Certes, il y a encore une marge d’imprévisible qui empêche de donner l’annonce comme définitive. Mais nous pouvons espérer que notre pape Jean-Paul II sera à Lourdes, parmi nous, le 15 août prochain. Mgr Jean-Pierre Ricard, président de la Conférence des évêques de France et Mgr Jacques Perrier, évêque du lieu, qui ont procédé à l’invitation, ont tout de suite senti que le Saint-Père serait heureux d’accepter, pourvu que sa santé désormais précaire le lui permette. Mais n’est-ce pas en tant que membre du corps souffrant de l’humanité qu’il désire se rendre dans le sanctuaire marial dont les affligés de la vie ont toujours été les hôtes privilégiés ? N’a-t-il pas manifesté le souhait d’être hébergé parmi les
autres malades ? Voilà qu’il donne, d’emblée, son sens à cette démarche. Le Pape ne viendra pas à Lourdes pour accomplir une visite pastorale. Pèlerin parmi les pèlerins, il s’associera à toutes les étapes bien connues d’un pèlerinage qui a drainé, depuis 1858, des dizaines de millions de chrétiens du monde entier.
Mgr Ricard et Mgr Perrier ont également précisé que leur invitation correspondant au cent cinquantième anniversaire de la proclamation du dogme de l’Immaculée Conception. Qui, parmi les fervents de Lourdes, aurait pu l’oublier ? Les apparitions de la mère de Dieu à sainte Bernadette sont postérieures de quatre ans à cet événement. C’est d’ailleurs, lorsque Bernadette eut expliqué à son curé, l’abbé Peyramale, que l’apparition s’était identifiée à l’Immaculée Conception, que le prêtre, profondément ému, fut persuadé de la véracité du témoignage de la voyante. Cet anniversaire est donc hautement symbolique, et il permet d’espérer qu’une réflexion de foi se développera à propos de cet aspect capital du dogme chrétien.
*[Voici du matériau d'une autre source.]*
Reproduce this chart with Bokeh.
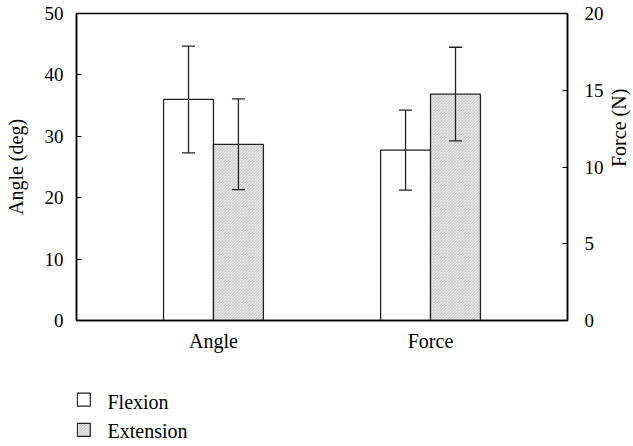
import math
from bokeh.plotting import figure
from bokeh.layouts import column
from bokeh.models import (Range1d, LinearAxis, FixedTicker, SingleIntervalTicker,
                          ColumnDataSource, Whisker, TeeHead)
from bokeh.core.properties import value
from bokeh.embed import file_html
from bokeh.resources import INLINE

# ---- data ----
groups = ["Angle", "Force"]
flexion_mean = [36.0, 11.1]
flexion_sd = [8.7, 2.6]
extension_mean = [28.7, 14.75]
extension_sd = [7.4, 3.05]
series_names = ["Flexion", "Extension"]

FONT = "Liberation Serif"
FS_TICK = "19px"
FS_LAB = "20px"
group_pos = [i + 1 for i in range(len(groups))]
bar_w = 0.23
offset = bar_w / 2
HATCH = dict(hatch_pattern="\\", hatch_scale=3.0, hatch_color="#999999",
             hatch_weight=0.8, hatch_alpha=0.7)

p = figure(frame_width=491, frame_height=307, output_backend="svg", toolbar_location=None,
           x_range=Range1d(0.369, 2.631), y_range=Range1d(0, 50),
           min_border_left=76, min_border_right=66, min_border_top=13,
           min_border_bottom=40)
p.extra_y_ranges = {"force": Range1d(0, 20)}
p.grid.visible = False
p.outline_line_color = "black"
p.outline_line_width = 1.5
p.background_fill_color = "white"
p.border_fill_color = "white"

range_names = ["default", "force"]

for si, (name, means, sds) in enumerate([("Flexion", flexion_mean, flexion_sd),
                                         ("Extension", extension_mean, extension_sd)]):
    dx = -offset if si == 0 else offset
    for gi in range(len(groups)):
        src = ColumnDataSource(dict(x=[group_pos[gi] + dx], top=[means[gi]],
                                    lo=[means[gi] - sds[gi]], hi=[means[gi] + sds[gi]]))
        kw = dict(x="x", top="top", bottom=0, width=bar_w, source=src,
                  fill_color="white", line_color="#222222", line_width=1.3,
                  y_range_name=range_names[gi])
        if si == 1:
            kw.update(HATCH)
        p.vbar(**kw)
        w = Whisker(base="x", lower="lo", upper="hi", source=src, dimension="height",
                    line_color="#222222", line_width=1.3, level="annotation",
                    lower_head=TeeHead(size=13, line_color="#222222", line_width=1.3),
                    upper_head=TeeHead(size=13, line_color="#222222", line_width=1.3),
                    y_range_name=range_names[gi])
        p.add_layout(w)

# x axis
p.xaxis.ticker = FixedTicker(ticks=group_pos)
p.xaxis.major_label_overrides = {pos: g for pos, g in zip(group_pos, groups)}
p.xaxis.major_tick_line_color = None
p.xaxis.minor_tick_line_color = None
p.xaxis.axis_line_color = "black"
p.xaxis.axis_line_width = 1.5
p.xaxis.major_label_text_font = FONT
p.xaxis.major_label_text_font_size = FS_LAB
p.xaxis.major_label_text_color = "black"
p.xaxis.major_label_standoff = 3

# left axis
ya = p.yaxis[0]
ya.ticker = SingleIntervalTicker(interval=10)
ya.axis_label = "Angle (deg)"
ya.minor_tick_line_color = None
ya.major_tick_in = 5
ya.major_tick_out = 0
ya.major_label_standoff = 9
ya.axis_line_width = 1.5
ya.major_label_text_font = FONT
ya.major_label_text_font_size = FS_TICK
ya.major_label_text_color = "black"
ya.axis_label_text_font = FONT
ya.axis_label_text_font_size = FS_LAB
ya.axis_label_text_font_style = "normal"
ya.axis_label_text_color = "black"
ya.axis_label_standoff = 15

ra = LinearAxis(y_range_name="force", ticker=SingleIntervalTicker(interval=5),
                axis_label="Force (N)")
ra.minor_tick_line_color = None
ra.major_tick_in = 5
ra.major_tick_out = 0
ra.major_label_standoff = 13
ra.axis_line_width = 1.5
ra.major_label_text_font = FONT
ra.major_label_text_font_size = FS_TICK
ra.major_label_text_color = "black"
ra.axis_label_text_font = FONT
ra.axis_label_text_font_size = FS_LAB
ra.axis_label_text_font_style = "normal"
ra.axis_label_text_color = "black"
ra.axis_label_standoff = 12
ra.axis_label_orientation = math.pi / 2
p.add_layout(ra, "right")

# ---- legend strip below the chart (coordinates = page pixels) ----
lg = figure(frame_width=491, frame_height=86, output_backend="svg", toolbar_location=None,
            x_range=Range1d(76, 567), y_range=Range1d(86, 0),
            x_axis_type=None, y_axis_type=None,
            min_border_left=76, min_border_right=66, min_border_top=0, min_border_bottom=0)
lg.outline_line_color = None
lg.grid.visible = False
lg.background_fill_color = "white"
lg.border_fill_color = "white"

item_y = [39.2, 69.3]
baseline_y = [41, 70]
for i, name in enumerate(series_names):
    kw = dict(x=[83.3], y=[item_y[i]], width=13, height=13, fill_color="white",
              line_color="#222222", line_width=1.2)
    if i == 1:
        kw.update(HATCH)
    lg.rect(**kw)
lg.text(x=[107] * len(series_names), y=baseline_y, text=series_names,
        text_font=value(FONT), text_font_size=FS_LAB, text_color="black",
        text_baseline="alphabetic", text_align="left")

layout = column(p, lg, spacing=0)
open("out.html", "w").write(file_html(layout, INLINE))
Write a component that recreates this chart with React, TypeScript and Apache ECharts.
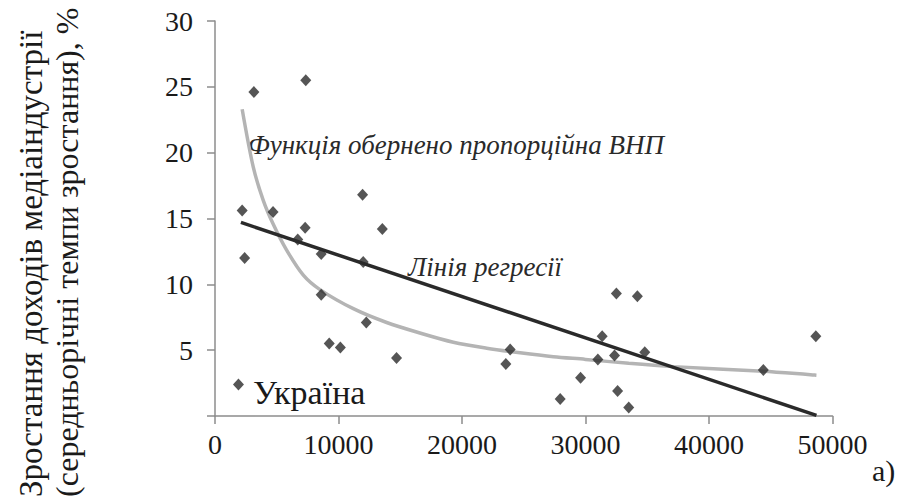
import React, { useEffect, useRef } from "react";
import * as echarts from "echarts";

// Scatter points: GDP per capita (x) vs media revenue growth, % (y)
const pointsX = [1900, 2200, 2400, 3150, 4700, 6700, 7300, 7350, 8600, 8600, 9250, 10150, 11950, 12000, 12250, 13550, 14700, 23550, 23900, 27950, 29600, 31000, 31350, 32350, 32500, 32600, 33500, 34200, 34800, 44400, 48650];
const pointsY = [2.4, 15.6, 12.0, 24.6, 15.5, 13.4, 14.3, 25.5, 12.3, 9.2, 5.5, 5.2, 16.8, 11.7, 7.1, 14.2, 4.4, 3.95, 5.05, 1.3, 2.9, 4.3, 6.05, 4.6, 9.3, 1.9, 0.65, 9.1, 4.85, 3.5, 6.05];

// Regression line endpoints
const regX = [2100, 48700];
const regY = [14.7, 0.05];

// Inverse-proportional curve, points
const curveX = [2200, 3100, 3900, 4700, 5800, 7150, 8500, 11200, 13900, 16600, 19300, 22000, 24700, 27400, 30000, 33500, 37100, 44400, 48700];
const curveY = [23.3, 18.9, 16.4, 14.6, 12.6, 10.7, 9.6, 8.15, 7.1, 6.3, 5.6, 5.15, 4.8, 4.5, 4.3, 4.0, 3.75, 3.4, 3.1];

const xTicks = { min: 0, max: 50000, interval: 10000 };
const yTicks = { min: 0, max: 30, interval: 5 };

const titleLine1 = "Зростання доходів медіаіндустрії";
const titleLine2 = "(середньорічні темпи зростання), %";
const curveLabel = "Функція обернено пропорційна ВНП";
const regLabel = "Лінія регресії";
const ukraineLabel = "Україна";
const panelLabel = "а)";

const SERIF = "'Liberation Serif', 'DejaVu Serif', serif";

export default function App() {
  const ref = useRef<HTMLDivElement>(null);
  useEffect(() => {
    if (!ref.current) return;
    const chart = echarts.init(ref.current, undefined, { renderer: "svg" });
    const axisGray = "#8c8c8c";
    const txt = (text: string, x: number, y: number, size: number, italic: boolean, rot = 0, color = "#1a1a1a") => ({
      type: "text",
      x,
      y,
      rotation: rot,
      style: {
        text,
        fontFamily: SERIF,
        fontStyle: italic ? "italic" : "normal",
        fontSize: size,
        fill: color,
        textAlign: "left",
        textVerticalAlign: "middle",
      },
    });
    chart.setOption({
      animation: false,
      backgroundColor: "#ffffff",
      textStyle: { fontFamily: SERIF },
      grid: { left: 215, right: 70.5, top: 21, bottom: 86 },
      xAxis: {
        type: "value",
        min: xTicks.min,
        max: xTicks.max,
        interval: xTicks.interval,
        splitLine: { show: false },
        axisLine: { show: true, lineStyle: { color: axisGray, width: 1.5 } },
        axisTick: { show: true, length: 8, lineStyle: { color: axisGray, width: 1.5 } },
        axisLabel: {
          color: "#1a1a1a",
          fontFamily: SERIF,
          fontSize: 28,
          margin: 14,
          formatter: (v: number) => String(v),
        },
      },
      yAxis: {
        type: "value",
        min: yTicks.min,
        max: yTicks.max,
        interval: yTicks.interval,
        splitLine: { show: false },
        axisLine: { show: true, lineStyle: { color: axisGray, width: 1.5 } },
        axisTick: { show: true, length: 8, lineStyle: { color: axisGray, width: 1.5 } },
        axisLabel: {
          color: "#1a1a1a",
          fontFamily: SERIF,
          fontSize: 28,
          margin: 22,
          formatter: (v: number) => (v === 0 ? "" : String(v)),
        },
      },
      series: [
        {
          type: "line",
          data: curveX.map((x, i) => [x, curveY[i]]),
          smooth: 0.3,
          showSymbol: false,
          symbol: "none",
          lineStyle: { color: "#b4b4b4", width: 3.5 },
          z: 2,
        },
        {
          type: "line",
          data: regX.map((x, i) => [x, regY[i]]),
          showSymbol: false,
          symbol: "none",
          lineStyle: { color: "#2a2a2a", width: 3.5 },
          z: 3,
        },
        {
          type: "scatter",
          data: pointsX.map((x, i) => [x, pointsY[i]]),
          symbol: "diamond",
          symbolSize: [11, 12],
          itemStyle: { color: "#2b2b2b" },
          z: 4,
        },
      ],
      graphic: [
        txt(titleLine1, 31, 497, 33, false, Math.PI / 2),
        txt(titleLine2, 67, 497, 32, false, Math.PI / 2),
        txt(curveLabel, 248, 145, 27, true, 0, "#2a2a2a"),
        txt(regLabel, 408, 267, 27, true, 0, "#2a2a2a"),
        txt(ukraineLabel, 253, 392, 34, false),
        txt(panelLabel, 872, 470, 30, false),
      ],
    });
    return () => chart.dispose();
  }, []);
  return (
    <div
      ref={ref}
      style={{ position: "fixed", left: 0, top: 0, width: 903, height: 502, background: "#fff" }}
    />
  );
}
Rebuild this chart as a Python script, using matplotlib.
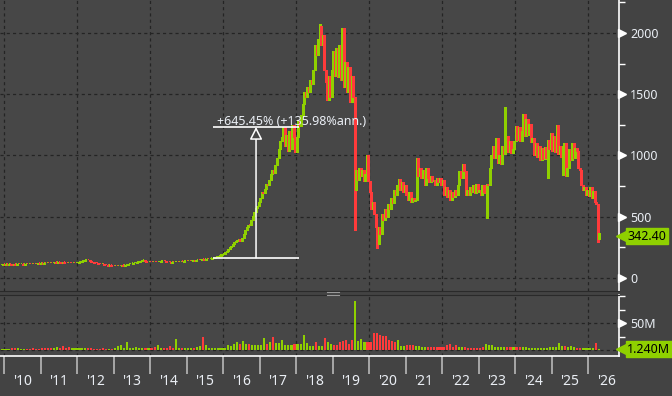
import numpy as np
import matplotlib.pyplot as plt
import matplotlib.transforms as mtransforms
from matplotlib.lines import Line2D

# ---- price data: semi-monthly closes (two bars per month) ----
close_2009 = [108, 112]  # December only
close_2010 = [110, 113, 109, 112, 110, 108, 111, 109, 112, 114, 111, 113,
              110, 112, 115, 113, 116, 114, 117, 115, 118, 116, 119, 117]
close_2011 = [120, 118, 121, 119, 122, 120, 123, 121, 124, 127, 125, 128,
              126, 124, 127, 125, 123, 121, 124, 122, 120, 122, 121, 123]
close_2012 = [126, 130, 134, 138, 142, 147, 151, 146, 139, 132, 128, 124,
              120, 117, 114, 111, 113, 110, 107, 104, 102, 105, 101, 99]
close_2013 = [98, 101, 99, 102, 100, 104, 102, 106, 108, 111, 114, 117,
              120, 123, 126, 129, 132, 136, 142, 148, 138, 134, 131, 133]
close_2014 = [130, 128, 131, 129, 127, 130, 134, 138, 141, 137, 133, 130,
              128, 126, 128, 127, 129, 131, 130, 132, 134, 133, 135, 137]
close_2015 = [136, 139, 138, 141, 143, 140, 144, 147, 145, 149, 152, 150,
              154, 157, 155, 159, 162, 165, 168, 172, 176, 182, 188, 195]
close_2016 = [200, 210, 222, 236, 250, 262, 275, 290, 300, 312, 320, 305,
              330, 360, 395, 420, 435, 430, 470, 505, 540, 575, 590, 620]
close_2017 = [650, 700, 690, 730, 770, 760, 800, 850, 880, 860, 920, 980,
              1050, 1120, 1150, 1230, 1080, 1170, 1040, 1200, 1050, 1250, 1150, 1030]
close_2018 = [1150, 1280, 1240, 1330, 1420, 1520, 1480, 1560, 1520, 1620, 1580, 1700,
              1900, 1820, 1950, 2060, 1900, 1980, 1700, 1600, 1450, 1650, 1480, 1700]
close_2019 = [1850, 1650, 1880, 1640, 1900, 1620, 2040, 1560, 1760, 1520, 1720, 1440,
              1650, 1480, 720, 880, 800, 900, 830, 880, 790, 850, 1000, 790]
close_2020 = [700, 560, 620, 520, 420, 280, 420, 360, 520, 470, 560, 500,
              600, 560, 650, 610, 720, 680, 760, 810, 720, 780, 700, 760]
close_2021 = [680, 640, 700, 620, 650, 630, 640, 980, 830, 900, 820, 880,
              760, 900, 820, 780, 830, 790, 800, 760, 820, 780, 820, 760]
close_2022 = [800, 680, 740, 660, 720, 640, 700, 660, 720, 680, 760, 870,
              820, 930, 870, 680, 720, 680, 740, 700, 760, 690, 770, 700]
close_2023 = [720, 680, 760, 700, 690, 770, 760, 900, 1000, 1080, 980, 1140,
              940, 1000, 930, 1080, 1010, 1140, 1160, 1030, 1120, 1020, 1050, 1120]
close_2024 = [1240, 1130, 1230, 1120, 1200, 1340, 1160, 1300, 1170, 1260, 1110, 1140,
              1000, 1100, 990, 1080, 960, 1060, 970, 1070, 980, 1130, 1050, 1180]
close_2025 = [1040, 1160, 1030, 1250, 1010, 1080, 990, 1080, 1100, 830, 900, 1050,
              960, 1100, 980, 1060, 1040, 900, 880, 760, 720, 740, 680, 720]
close_2026 = [670, 740, 650, 710, 620, 600, 320, 342.40]
first_open = 106

# long wicks (year, bar in year) -> price
wick_low = {(2019, 14): 392, (2020, 5): 245, (2023, 5): 490,
            (2024, 21): 816, (2025, 7): 841, (2026, 6): 294}
wick_high = {(2018, 15): 2075, (2023, 17): 1396, (2026, 7): 367}

# ---- monthly volume, millions ----
vol_2009 = [2.5]  # December only
vol_2010 = [2.5, 2, 3, 4, 3, 2, 2, 2.5, 2, 3, 2, 2.5]
vol_2011 = [3, 3, 3.5, 3, 4, 5, 4, 7, 4, 5, 3, 3]
vol_2012 = [3, 3, 4, 3, 3, 2.5, 2.5, 2, 3, 2.5, 2.5, 2]
vol_2013 = [3, 7, 9, 3, 15, 3, 3, 6, 3, 4, 3, 4]
vol_2014 = [4, 5, 9, 4, 4, 4, 8, 4, 21, 3, 4, 3]
vol_2015 = [3, 3, 4, 6, 7, 25, 10, 3, 4, 3, 4, 3]
vol_2016 = [4, 10, 8, 11, 15, 11, 17, 11, 11, 10, 10, 10]
vol_2017 = [10, 23, 11, 15, 25, 13, 13, 19, 10, 10, 10, 11]
vol_2018 = [11, 12, 28, 13, 8, 8, 14, 8, 8, 23, 15, 11]
vol_2019 = [9, 9, 15, 17, 18, 11, 18, 91, 17, 20, 15, 15]
vol_2020 = [15, 31, 31, 28, 26, 26, 19, 17, 15, 18, 8, 8]
vol_2021 = [10, 10, 10, 8, 8, 6, 6, 5.5, 6, 6, 6, 6]
vol_2022 = [6, 9, 11, 6, 10, 6, 6, 5.5, 4.5, 4.5, 4.5, 4.5]
vol_2023 = [4.5, 5, 12, 9, 8.5, 6, 6, 6, 6, 5, 6, 6]
vol_2024 = [6, 5, 5, 5, 4.3, 4.3, 3.7, 4.3, 4.3, 4.3, 3, 5]
vol_2025 = [5, 5, 13, 7, 7, 5.5, 7, 6, 4.3, 3.7, 3.7, 4]
vol_2026 = [3.7, 3.7, 13, 1.24]

year_labels = ["'10", "'11", "'12", "'13", "'14", "'15", "'16", "'17", "'18",
               "'19", "'20", "'21", "'22", "'23", "'24", "'25", "'26"]

# measurement tool annotation
measure_start, measure_end = 2015.73, 2018.08
measure_low, measure_high = 165.4, 1233.0
measure_text = "+645.45% (+135.98%ann.)"

price_label = "342.40"
vol_label = "1.240M"

# ---- assemble ----
price_years = [(2009, close_2009), (2010, close_2010), (2011, close_2011), (2012, close_2012),
               (2013, close_2013), (2014, close_2014), (2015, close_2015), (2016, close_2016),
               (2017, close_2017), (2018, close_2018), (2019, close_2019), (2020, close_2020),
               (2021, close_2021), (2022, close_2022), (2023, close_2023), (2024, close_2024),
               (2025, close_2025), (2026, close_2026)]
t, closes, lows, highs = [], [], [], []
for yr, vals in price_years:
    k0 = 22 if yr == 2009 else 0
    for k, v in enumerate(vals):
        t.append(yr + (k0 + k + 0.5) / 24)
        closes.append(v)
        lows.append(wick_low.get((yr, k), np.nan))
        highs.append(wick_high.get((yr, k), np.nan))
t = np.array(t)
closes = np.array(closes, float)
opens = np.r_[first_open, closes[:-1]]
body_lo = np.minimum(opens, closes)
body_hi = np.maximum(opens, closes)
lows = np.where(np.isnan(lows), body_lo, lows)
highs = np.where(np.isnan(highs), body_hi, highs)

vol_years = [(2009, vol_2009), (2010, vol_2010), (2011, vol_2011), (2012, vol_2012),
             (2013, vol_2013), (2014, vol_2014), (2015, vol_2015), (2016, vol_2016),
             (2017, vol_2017), (2018, vol_2018), (2019, vol_2019), (2020, vol_2020),
             (2021, vol_2021), (2022, vol_2022), (2023, vol_2023), (2024, vol_2024),
             (2025, vol_2025), (2026, vol_2026)]
tm, vols = [], []
for yr, vals in vol_years:
    m0 = 11 if yr == 2009 else 0
    for m, v in enumerate(vals):
        tm.append(yr + (m0 + m + 0.5) / 12)
        vols.append(v)
tm = np.array(tm)
vols = np.array(vols)
# month colour from the second half-month bar
last_bar = np.minimum(2 * np.arange(len(vols)) + 1, len(closes) - 1)
vol_up = closes[last_bar] >= opens[last_bar]

GREEN = '#8fd000'
RED = '#ff3b3b'
BG = '#474747'
FIG_BG = '#434343'
GRID = '#242424'
TXT = '#eaeef4'

plt.rcParams['font.family'] = ['Noto Sans', 'DejaVu Sans']

fig = plt.figure(figsize=(6.72, 3.96), dpi=100, facecolor=FIG_BG)
ax = fig.add_axes([0, 105 / 396, 619 / 672, 291 / 396], facecolor=BG)
axv = fig.add_axes([0, 40 / 396, 619 / 672, 61 / 396], facecolor=BG, sharex=ax)

xmin, xmax = 2009.8904, 2026.849
ax.set_xlim(xmin, xmax)
ax.set_ylim(-106, 2269)
axv.set_ylim(-11.1, 101.9)

# grid
for a in (ax, axv):
    for yr in range(2010, 2027, 2):
        a.axvline(yr, color=GRID, lw=0.9, ls=(0, (2.5, 2.5)), zorder=0)
for lv in [0, 500, 1000, 1500, 2000]:
    ax.axhline(lv, color=GRID, lw=0.9, ls=(0, (2.5, 2.5)), zorder=0)
for lv in [0, 50]:
    axv.axhline(lv, color=GRID, lw=0.9, ls=(0, (2.5, 2.5)), zorder=0)

# candles
up = closes >= opens
cols = np.where(up, GREEN, RED)
ax.vlines(t, lows, highs, colors=cols, lw=1.0, zorder=3, antialiased=False)
ax.bar(t, np.maximum(body_hi - body_lo, 10), bottom=body_lo, width=0.65 / 24,
       color=cols, linewidth=0, zorder=3, antialiased=False)

# volume
vcols = np.where(vol_up, GREEN, RED)
axv.bar(tm, vols, width=0.7 / 12, color=vcols, linewidth=0, zorder=3, antialiased=False)

# measurement annotation
ax.hlines([measure_low, measure_high], measure_start, measure_end, color='white', lw=1.2, zorder=4)
mid = (measure_start + measure_end) / 2
ax.annotate('', xy=(mid, measure_high), xytext=(mid, measure_low),
            arrowprops=dict(arrowstyle='-|>,head_length=0.75,head_width=0.38',
                            ec='white', fc=BG, lw=1.1, shrinkA=0, shrinkB=0,
                            mutation_scale=10), zorder=4)
ax.annotate(measure_text, xy=(measure_start, measure_high), xytext=(2.5, 1.5),
            textcoords='offset points', ha='left', va='baseline',
            fontsize=9, color=TXT, zorder=5)

# axes styling
for a in (ax, axv):
    for s in ['left', 'top', 'bottom']:
        a.spines[s].set_visible(False)
    a.spines['right'].set_color('white')
    a.spines['right'].set_linewidth(1.2)
    a.yaxis.tick_right()
    a.tick_params(axis='y', which='major', length=0, pad=8, labelsize=9, labelcolor=TXT)
    a.tick_params(axis='y', which='minor', length=4, width=1, color='white')
ax.spines['bottom'].set_visible(True)
ax.spines['bottom'].set_color('#2a2a2a')
axv.spines['top'].set_visible(True)
axv.spines['top'].set_color('#2a2a2a')
axv.spines['bottom'].set_visible(True)
axv.spines['bottom'].set_color('white')
axv.spines['bottom'].set_linewidth(1.2)

ax.set_yticks([0, 500, 1000, 1500, 2000])
ax.set_yticks([250, 750, 1250, 1750, 2250], minor=True)
axv.set_yticks([50])
axv.set_yticklabels(['50M'])
axv.set_yticks([0, 25, 75, 100], minor=True)

ax.tick_params(axis='x', which='both', length=0, labelbottom=False)
years = np.arange(2010, 2027)
axv.set_xticks(years)
axv.set_xticks(years + 0.5, minor=True)
axv.set_xticklabels(year_labels, minor=True)
axv.tick_params(axis='x', which='major', length=13, width=1.2, color='#b8b8b8', labelbottom=False)
axv.tick_params(axis='x', which='minor', length=0, pad=13, labelsize=10, labelcolor=TXT)

# tick flags on the right axis
for a, levels in ((ax, [0, 500, 1000, 1500, 2000]), (axv, [50])):
    tr = mtransforms.offset_copy(a.get_yaxis_transform(), fig=fig, x=3, y=0, units='dots')
    a.plot(np.ones(len(levels)), levels, '>', ms=6, color='white', mec='white',
           transform=tr, clip_on=False, zorder=6)

# last value boxes
for a, val, txt in ((ax, closes[-1], price_label), (axv, vols[-1], vol_label)):
    tr = mtransforms.offset_copy(a.get_yaxis_transform(), fig=fig, x=4, y=0, units='dots')
    a.plot([1], [val], '<', ms=10, color=GREEN, mec=GREEN, transform=tr, clip_on=False, zorder=6)
    a.annotate(txt, xy=(1, val), xycoords=a.get_yaxis_transform(), xytext=(6, 0),
               textcoords='offset points', ha='left', va='center', fontsize=9, color='black',
               bbox=dict(boxstyle='square,pad=0.12', fc=GREEN, ec=GREEN), zorder=7,
               annotation_clip=False)

# splitter grip
for yy in (292, 294.5):
    fig.add_artist(Line2D([327 / 672, 339 / 672], [(396 - yy) / 396] * 2,
                          color='#9a9a9a', lw=0.8, transform=fig.transFigure))

fig.savefig('out.png', dpi=100, facecolor=FIG_BG)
On s’est aperçu ces dernières semaines qu’il y avait souvent méprise à propos d’une Immaculée Conception confondue avec la conception virginale de Jésus en vertu de l’action de l’Esprit Saint. Il s’agit d’une réalité différente, qui n’est d’évidence intelligible que dans une perspective croyante, bien que la raison humaine puisse percevoir la forte dimension anthropologique d’un tel mystère. Sans les mystères du christianisme, disait à peu près Pascal, nous serions complètement aveugles à notre propre condition humaine. Comment concevoir l’abîme de notre déréliction si la réalité de la chute n’intervient pas pour éclairer nos contradictions inextricables ? Et que signifie l’humanité pleinement restaurée dans la grâce, si Marie n’intervient pas comme le prototype même de notre salut, de notre liberté délivrée de l’hypothèque du mal, de notre condition corporelle elle-même appelée à la Résurrection ? Oui, c’est décidément une très heureuse nouvelle que cette venue du Saint-Père dans la cité de l’Immaculée.